» **SHORT EXERCISE**: Copy the records below exactly, starting at the line that contains "Give me the matplotlib source for this chart." and ending at the line that contains "plt.rcParams['font.family'] = ['Open"; leave out any pictures.

• • • •

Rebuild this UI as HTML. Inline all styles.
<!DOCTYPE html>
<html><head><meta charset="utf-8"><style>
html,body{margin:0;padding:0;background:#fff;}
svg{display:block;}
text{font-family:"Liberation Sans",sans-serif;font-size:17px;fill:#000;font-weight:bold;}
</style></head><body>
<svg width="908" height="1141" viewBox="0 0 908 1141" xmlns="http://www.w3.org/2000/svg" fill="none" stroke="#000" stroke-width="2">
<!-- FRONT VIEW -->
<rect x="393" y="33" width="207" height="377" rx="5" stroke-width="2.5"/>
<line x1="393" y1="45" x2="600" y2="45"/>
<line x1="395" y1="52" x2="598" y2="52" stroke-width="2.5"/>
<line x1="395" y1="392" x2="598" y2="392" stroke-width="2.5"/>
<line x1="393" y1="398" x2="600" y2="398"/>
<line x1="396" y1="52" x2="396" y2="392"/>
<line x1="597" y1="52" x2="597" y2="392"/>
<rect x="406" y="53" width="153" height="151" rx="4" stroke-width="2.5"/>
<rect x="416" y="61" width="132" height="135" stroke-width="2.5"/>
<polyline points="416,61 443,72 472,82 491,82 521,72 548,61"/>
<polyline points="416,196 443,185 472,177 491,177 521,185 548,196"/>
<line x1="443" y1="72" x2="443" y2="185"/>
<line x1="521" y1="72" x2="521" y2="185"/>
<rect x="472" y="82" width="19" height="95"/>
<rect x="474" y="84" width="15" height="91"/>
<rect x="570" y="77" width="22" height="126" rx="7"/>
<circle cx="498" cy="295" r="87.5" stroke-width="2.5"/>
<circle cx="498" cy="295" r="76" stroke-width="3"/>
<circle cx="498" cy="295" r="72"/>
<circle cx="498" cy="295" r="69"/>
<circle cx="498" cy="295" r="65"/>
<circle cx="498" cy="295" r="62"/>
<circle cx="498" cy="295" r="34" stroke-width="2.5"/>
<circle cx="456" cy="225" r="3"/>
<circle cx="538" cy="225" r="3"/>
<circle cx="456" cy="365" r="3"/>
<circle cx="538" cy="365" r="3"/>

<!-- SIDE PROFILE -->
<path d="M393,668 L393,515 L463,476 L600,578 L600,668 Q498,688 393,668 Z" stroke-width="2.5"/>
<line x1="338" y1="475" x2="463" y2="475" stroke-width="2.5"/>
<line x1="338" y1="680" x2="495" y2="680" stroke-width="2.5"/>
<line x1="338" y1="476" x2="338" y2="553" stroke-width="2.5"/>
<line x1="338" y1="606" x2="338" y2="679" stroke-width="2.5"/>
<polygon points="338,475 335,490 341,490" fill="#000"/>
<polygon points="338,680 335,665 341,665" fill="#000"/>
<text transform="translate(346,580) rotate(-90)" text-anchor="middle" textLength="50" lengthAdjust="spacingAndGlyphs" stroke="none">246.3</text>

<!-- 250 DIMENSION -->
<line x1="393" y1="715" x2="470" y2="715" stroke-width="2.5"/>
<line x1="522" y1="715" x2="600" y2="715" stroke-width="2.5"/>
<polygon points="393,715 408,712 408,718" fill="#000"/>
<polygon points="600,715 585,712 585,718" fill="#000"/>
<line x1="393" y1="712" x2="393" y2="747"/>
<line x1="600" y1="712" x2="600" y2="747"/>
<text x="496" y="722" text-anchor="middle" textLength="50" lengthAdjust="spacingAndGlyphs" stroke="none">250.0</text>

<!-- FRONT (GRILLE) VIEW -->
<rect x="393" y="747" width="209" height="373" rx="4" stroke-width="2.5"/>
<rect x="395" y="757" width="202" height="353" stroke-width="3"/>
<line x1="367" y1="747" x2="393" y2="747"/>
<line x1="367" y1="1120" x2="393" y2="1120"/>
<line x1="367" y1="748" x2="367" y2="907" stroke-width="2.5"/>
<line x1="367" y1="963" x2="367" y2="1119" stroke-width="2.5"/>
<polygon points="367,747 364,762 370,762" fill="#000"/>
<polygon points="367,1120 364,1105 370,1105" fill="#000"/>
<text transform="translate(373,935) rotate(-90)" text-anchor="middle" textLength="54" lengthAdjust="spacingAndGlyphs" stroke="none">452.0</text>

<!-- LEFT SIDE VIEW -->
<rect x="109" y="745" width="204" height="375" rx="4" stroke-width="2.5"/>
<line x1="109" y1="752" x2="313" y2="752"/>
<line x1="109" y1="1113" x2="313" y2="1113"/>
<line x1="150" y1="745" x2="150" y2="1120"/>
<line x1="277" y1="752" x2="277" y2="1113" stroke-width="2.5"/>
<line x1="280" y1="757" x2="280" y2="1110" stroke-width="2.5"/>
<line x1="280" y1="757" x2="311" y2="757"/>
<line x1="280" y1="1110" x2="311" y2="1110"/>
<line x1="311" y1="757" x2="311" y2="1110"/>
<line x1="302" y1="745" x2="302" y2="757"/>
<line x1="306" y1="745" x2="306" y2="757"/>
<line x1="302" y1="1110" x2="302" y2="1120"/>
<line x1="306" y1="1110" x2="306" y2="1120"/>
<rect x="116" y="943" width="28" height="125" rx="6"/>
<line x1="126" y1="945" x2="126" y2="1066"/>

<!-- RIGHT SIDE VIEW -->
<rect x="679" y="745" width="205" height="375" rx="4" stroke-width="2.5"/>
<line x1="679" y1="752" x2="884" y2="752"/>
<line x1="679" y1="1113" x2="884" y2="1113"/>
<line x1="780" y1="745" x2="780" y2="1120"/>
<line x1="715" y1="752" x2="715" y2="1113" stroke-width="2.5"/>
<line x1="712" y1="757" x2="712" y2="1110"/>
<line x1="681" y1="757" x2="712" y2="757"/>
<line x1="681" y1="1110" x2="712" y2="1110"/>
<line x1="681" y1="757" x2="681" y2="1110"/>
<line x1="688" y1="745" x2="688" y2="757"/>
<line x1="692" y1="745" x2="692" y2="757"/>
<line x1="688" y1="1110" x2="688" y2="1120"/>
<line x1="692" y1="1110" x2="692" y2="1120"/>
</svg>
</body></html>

• • • •

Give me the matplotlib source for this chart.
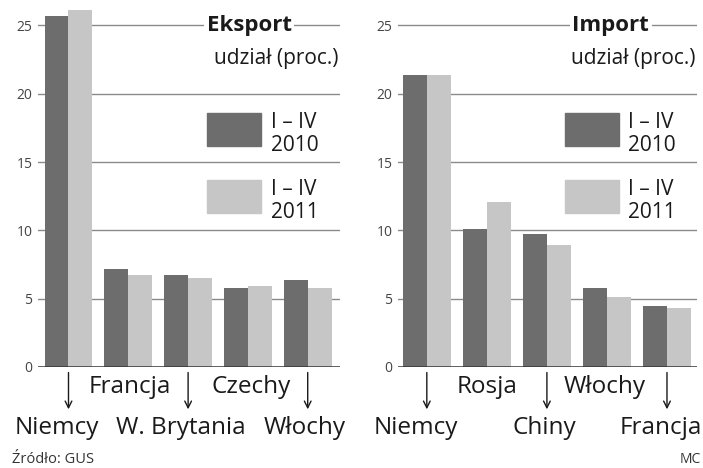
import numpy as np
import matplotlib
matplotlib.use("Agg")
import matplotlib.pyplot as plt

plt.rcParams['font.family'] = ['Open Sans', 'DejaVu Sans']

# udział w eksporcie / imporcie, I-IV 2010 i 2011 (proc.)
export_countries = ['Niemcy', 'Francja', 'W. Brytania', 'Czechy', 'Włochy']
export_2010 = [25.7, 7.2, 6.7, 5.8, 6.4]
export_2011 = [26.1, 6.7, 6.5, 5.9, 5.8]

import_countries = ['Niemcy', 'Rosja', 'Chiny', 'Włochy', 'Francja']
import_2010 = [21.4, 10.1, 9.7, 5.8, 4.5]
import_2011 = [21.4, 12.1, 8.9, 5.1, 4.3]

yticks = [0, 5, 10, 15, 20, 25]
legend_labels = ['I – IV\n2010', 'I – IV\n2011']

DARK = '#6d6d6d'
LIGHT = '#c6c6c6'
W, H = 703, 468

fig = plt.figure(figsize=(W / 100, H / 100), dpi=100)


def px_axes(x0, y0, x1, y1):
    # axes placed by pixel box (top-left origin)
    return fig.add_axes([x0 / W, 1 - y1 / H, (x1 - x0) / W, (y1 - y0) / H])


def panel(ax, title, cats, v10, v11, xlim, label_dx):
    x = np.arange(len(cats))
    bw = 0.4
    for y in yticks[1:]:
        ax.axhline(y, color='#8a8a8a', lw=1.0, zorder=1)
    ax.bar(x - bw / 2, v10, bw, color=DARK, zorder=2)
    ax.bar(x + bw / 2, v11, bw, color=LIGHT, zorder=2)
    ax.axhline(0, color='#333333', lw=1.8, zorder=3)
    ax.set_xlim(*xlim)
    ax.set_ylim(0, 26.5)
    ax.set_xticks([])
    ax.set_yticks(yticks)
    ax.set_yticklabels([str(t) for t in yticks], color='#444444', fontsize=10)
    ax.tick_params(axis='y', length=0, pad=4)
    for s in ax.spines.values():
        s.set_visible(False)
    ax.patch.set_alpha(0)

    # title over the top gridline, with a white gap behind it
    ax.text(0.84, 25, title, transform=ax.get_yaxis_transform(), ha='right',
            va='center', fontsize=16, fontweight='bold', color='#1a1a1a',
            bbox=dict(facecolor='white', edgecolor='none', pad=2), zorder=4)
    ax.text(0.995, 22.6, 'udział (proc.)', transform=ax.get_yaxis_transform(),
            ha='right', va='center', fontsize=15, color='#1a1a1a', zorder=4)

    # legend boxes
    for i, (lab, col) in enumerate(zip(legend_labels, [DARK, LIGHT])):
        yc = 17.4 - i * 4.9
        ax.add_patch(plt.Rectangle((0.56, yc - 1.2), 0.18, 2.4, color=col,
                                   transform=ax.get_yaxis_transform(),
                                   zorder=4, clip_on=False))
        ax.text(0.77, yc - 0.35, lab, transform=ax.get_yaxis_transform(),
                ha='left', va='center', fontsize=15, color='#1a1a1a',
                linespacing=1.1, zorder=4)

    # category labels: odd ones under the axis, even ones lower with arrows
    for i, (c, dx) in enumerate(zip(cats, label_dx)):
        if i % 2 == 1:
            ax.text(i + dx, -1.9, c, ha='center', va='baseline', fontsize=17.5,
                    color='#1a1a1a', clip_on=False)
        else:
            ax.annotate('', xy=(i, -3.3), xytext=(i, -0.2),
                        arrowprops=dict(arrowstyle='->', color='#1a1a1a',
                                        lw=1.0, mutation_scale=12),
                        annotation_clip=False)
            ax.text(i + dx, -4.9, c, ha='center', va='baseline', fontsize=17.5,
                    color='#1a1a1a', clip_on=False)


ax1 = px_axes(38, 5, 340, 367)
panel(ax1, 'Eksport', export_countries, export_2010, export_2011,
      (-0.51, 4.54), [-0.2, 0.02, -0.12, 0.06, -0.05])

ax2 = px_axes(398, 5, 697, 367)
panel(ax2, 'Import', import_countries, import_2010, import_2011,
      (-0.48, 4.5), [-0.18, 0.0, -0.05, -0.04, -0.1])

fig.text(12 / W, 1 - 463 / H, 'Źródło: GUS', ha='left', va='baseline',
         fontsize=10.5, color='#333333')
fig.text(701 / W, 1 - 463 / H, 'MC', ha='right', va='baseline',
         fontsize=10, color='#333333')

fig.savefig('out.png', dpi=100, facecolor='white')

• • • •

» **RESULT OF THE TASK**:
Give me the matplotlib source for this chart.
import numpy as np
import matplotlib
matplotlib.use("Agg")
import matplotlib.pyplot as plt

plt.rcParams['font.family'] = ['Open Sans', 'DejaVu Sans']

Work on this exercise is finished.